# T/c venture alert



## HowlinRed (Feb 3, 2011)

It is my understanding that the T/C Venture series is gonna be discontinued. Went to one gun dealer yesterday and he told me that he could not even get his hands on one. I then went down the road to another gun dealer and he happened to have two of the Ventures in the Predator series in the .204 rugar. I got lucky. Purchase was made. So if anyone was thinking about getting this gun, you better start looking.


----------



## WhackUmNsTackUm (Feb 26, 2010)

Wow I guess I just made the mark. My wife was wanting a new rifle and we added a new venture to the family last week. How does the 204 shoot?


----------



## HowlinRed (Feb 3, 2011)

Just got it yesterday and have not had time to shoot it yet. Yeah, check with your local gun guy on this. Word here in VA is its being discontinued. Glad I got mine when I did. Its as if it was custom made for my frame. If it shoots well its gonna be icing on the cake.


----------



## youngdon (Mar 10, 2010)

WhackUmNsTackUm said:


> Wow I guess I just made the mark. My wife was wanting a new rifle and we added a new venture to the family last week. How does the 204 shoot?

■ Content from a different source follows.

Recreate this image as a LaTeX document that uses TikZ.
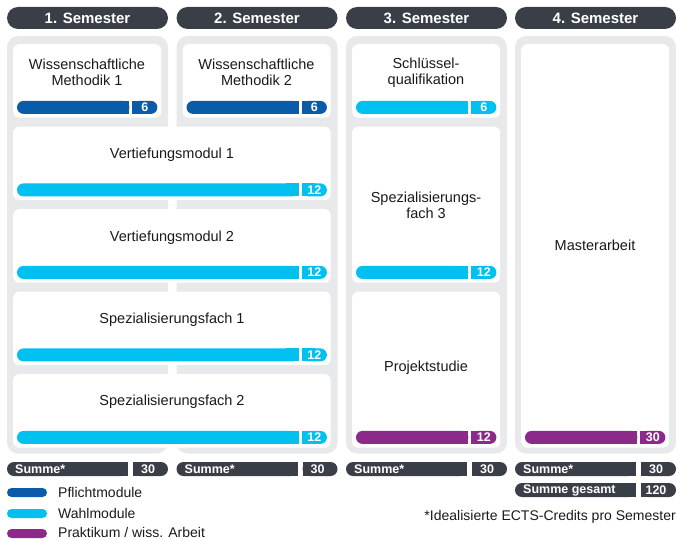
\documentclass[tikz,border=0pt]{standalone}
\usepackage{fontspec}
\setmainfont{Liberation Sans}
\definecolor{headgray}{HTML}{3A3F47}
\definecolor{panelgray}{HTML}{E8E9EB}
\definecolor{pflicht}{HTML}{0A5CA8}
\definecolor{wahl}{HTML}{00C0F0}
\definecolor{praktikum}{HTML}{8C2A8C}
\definecolor{cardtext}{HTML}{1A1A1A}
\tikzset{
  panel/.style={fill=panelgray, rounded corners=11pt},
  card/.style={fill=white, rounded corners=6pt, inner sep=0pt, anchor=north west},
  modtext/.style={align=center, text=cardtext, font=\fontsize{14.5}{15.7}\selectfont, inner sep=0pt},
  credit/.style={text=white, font=\bfseries\fontsize{12.5}{12.5}\selectfont, inner sep=0pt},
  headtext/.style={text=white, font=\bfseries\fontsize{15}{15}\selectfont, inner sep=0pt},
  sumtext/.style={text=white, font=\bfseries\fontsize{12.5}{12.5}\selectfont, inner sep=0pt},
  legtext/.style={text=cardtext, font=\fontsize{14}{14}\selectfont, inner sep=0pt, anchor=base west}
}
% credit bar at the foot of a card
\newcommand{\ectsbar}[3]{%
  \fill[#2, rounded corners=6.5pt] ([shift={(4pt,4pt)}]#1.south west) rectangle ([shift={(-32pt,17pt)}]#1.south east);
  \fill[#2] ([shift={(-45pt,4pt)}]#1.south east) rectangle ([shift={(-32pt,17pt)}]#1.south east);
  \fill[#2, rounded corners=6.5pt] ([shift={(-29pt,4pt)}]#1.south east) rectangle ([shift={(-4pt,17pt)}]#1.south east);
  \fill[#2] ([shift={(-29pt,4pt)}]#1.south east) rectangle ([shift={(-16pt,17pt)}]#1.south east);
  \node[credit] (#1n) at ([shift={(-16.5pt,10.5pt)}]#1.south east) {#3};
}
\begin{document}
\begin{tikzpicture}[x=1pt,y=-1pt]
\useasboundingbox (0,0) rectangle (676,540);

% headers and panels
\foreach \i/\x in {1/7,2/176.5,3/346,4/515} {
  \fill[headgray, rounded corners=11pt] (\x,7) rectangle ++(161,22);
  \node[headtext] (head\i) at (\x+80.5,18) {\i. Semester};
  \path[panel] (\x,36) rectangle ++(161,417.5);
}

% cards
\node[card, minimum width=148pt, minimum height=73.5pt] (wm1) at (13,44) {};
\node[card, minimum width=148pt, minimum height=73.5pt] (wm2) at (182.5,44) {};
\node[card, minimum width=148pt, minimum height=73.5pt] (sq) at (352,44) {};
\node[card, minimum width=317.5pt, minimum height=73.5pt] (vm1) at (13,126.5) {};
\node[card, minimum width=317.5pt, minimum height=73.5pt] (vm2) at (13,209) {};
\node[card, minimum width=317.5pt, minimum height=73.5pt] (sf1) at (13,291.5) {};
\node[card, minimum width=317.5pt, minimum height=73.5pt] (sf2) at (13,374) {};
\node[card, minimum width=148pt, minimum height=156pt] (sf3) at (352,126.5) {};
\node[card, minimum width=148pt, minimum height=156pt] (proj) at (352,291.5) {};
\node[card, minimum width=148pt, minimum height=403.5pt] (master) at (521,44) {};

% module names
\node[modtext] (wm1t) at (87,72.5) {Wissenschaftliche\\Methodik 1};
\node[modtext] (wm2t) at (256.5,72.5) {Wissenschaftliche\\Methodik 2};
\node[modtext] (sqt) at (426,72.5) {Schlüssel-\\qualifikation};
\node[modtext] (vm1t) at (172,155) {Vertiefungsmodul 1};
\node[modtext] (vm2t) at (172,237.5) {Vertiefungsmodul 2};
\node[modtext] (sf1t) at (172,320) {Spezialisierungsfach 1};
\node[modtext] (sf2t) at (172,402) {Spezialisierungsfach 2};
\node[modtext] (sf3t) at (426,205) {Spezialisierungs-\\fach 3};
\node[modtext] (projt) at (426,368) {Projektstudie};
\node[modtext] (mastert) at (595,245) {Masterarbeit};

% credit bars
\ectsbar{wm1}{pflicht}{6}
\ectsbar{wm2}{pflicht}{6}
\ectsbar{sq}{wahl}{6}
\ectsbar{vm1}{wahl}{12}
\ectsbar{vm2}{wahl}{12}
\ectsbar{sf1}{wahl}{12}
\ectsbar{sf2}{wahl}{12}
\ectsbar{sf3}{wahl}{12}
\ectsbar{proj}{praktikum}{12}
\ectsbar{master}{praktikum}{30}

% sums
\foreach \i/\x in {1/7,2/176.5,3/346,4/515} {
  \fill[headgray, rounded corners=7pt] (\x,462) rectangle ++(121,14);
  \fill[headgray] (\x+100,462) rectangle ++(21,14);
  \fill[headgray, rounded corners=7pt] (\x+126,462) rectangle ++(35,14);
  \fill[headgray] (\x+126,462) rectangle ++(20,14);
  \node[sumtext, anchor=west] (summe\i) at (\x+8,469) {Summe*};
  \node[sumtext] (summen\i) at (\x+141,469) {30};
}
\fill[headgray, rounded corners=7pt] (515,483) rectangle (636,497);
\fill[headgray] (615,483) rectangle (636,497);
\fill[headgray, rounded corners=7pt] (641,483) rectangle (676,497);
\fill[headgray] (641,483) rectangle (661,497);
\node[sumtext, anchor=west] (gesamt) at (523,490) {Summe gesamt};
\node[sumtext] (gesamtn) at (656,490) {120};

% legend
\fill[pflicht, rounded corners=4.5pt] (7,488) rectangle (47,497);
\fill[wahl, rounded corners=4.5pt] (7,509) rectangle (47,518);
\fill[praktikum, rounded corners=4.5pt] (7,529) rectangle (47,538);
\node[legtext] (leg1) at (58,497.5) {Pflichtmodule};
\node[legtext] (leg2) at (58,518.5) {Wahlmodule};
\node[legtext] (leg3) at (58,537.5) {Praktikum / wiss. Arbeit};
\node[legtext, anchor=base east] (fussnote) at (676,520) {*Idealisierte ECTS-Credits pro Semester};
\end{tikzpicture}
\end{document}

What caliber did you get W&S


----------



## poe (Feb 10, 2010)

buddy of mine got one in 270 and it is a great gun but he had to send it back for waranty work. firing pin was not hitting the primers hard enough to set them off.


----------



## WhackUmNsTackUm (Feb 26, 2010)

We got it in 7mag. I bought some federal 150 grn sp to just get it on paper and for the wife to practice with. The accuracy gaurantee was right on and it grouped 7/8" at 100 and only has 8 rounds shot so far. The stock has a short throw and a pretty good recoil pad and it fit the wife 5'2" pretty good. The trigger is adjustable and set at 3lbs from the factory. It breaks pretty clean for with almost 0 creep. For what it's worth the venture is a lot of gun for the money. Very pleased


----------



## youngdon (Mar 10, 2010)

It sounds like a shooter WnS. By short throw, do you mean length of pull ?


----------



## HowlinRed (Feb 3, 2011)

I don't want to answer for Wack, but what I think he means is when you mount that weapon to your shoulder, you don't have push it out with your arms as much and then mount it to your shoulder. At least that is what I have experienced with mine. You bring it up and it is there. I love it. Its as if it was custom made for me. And he is right about that trigger also. It just snaps like a dry twig.


----------



## youngdon (Mar 10, 2010)

Yes that would be length of pull.

Length of pull is measured from the butt of the gun to the trigger. Usually a proper fit can be determined by laying the gun on your forearm and putting your finger on the trigger(make sure that it is unloaded) if you have too much finger wrapped around the trigger a spacer may help you, if you have to reach for the trigger and can just put the very tip of your finger onthe trigger you may want to shorten the stock. Wood is simple to cut off and rescrew the butt plate or recoil pad back on a synthetic is a whole other ball game.


----------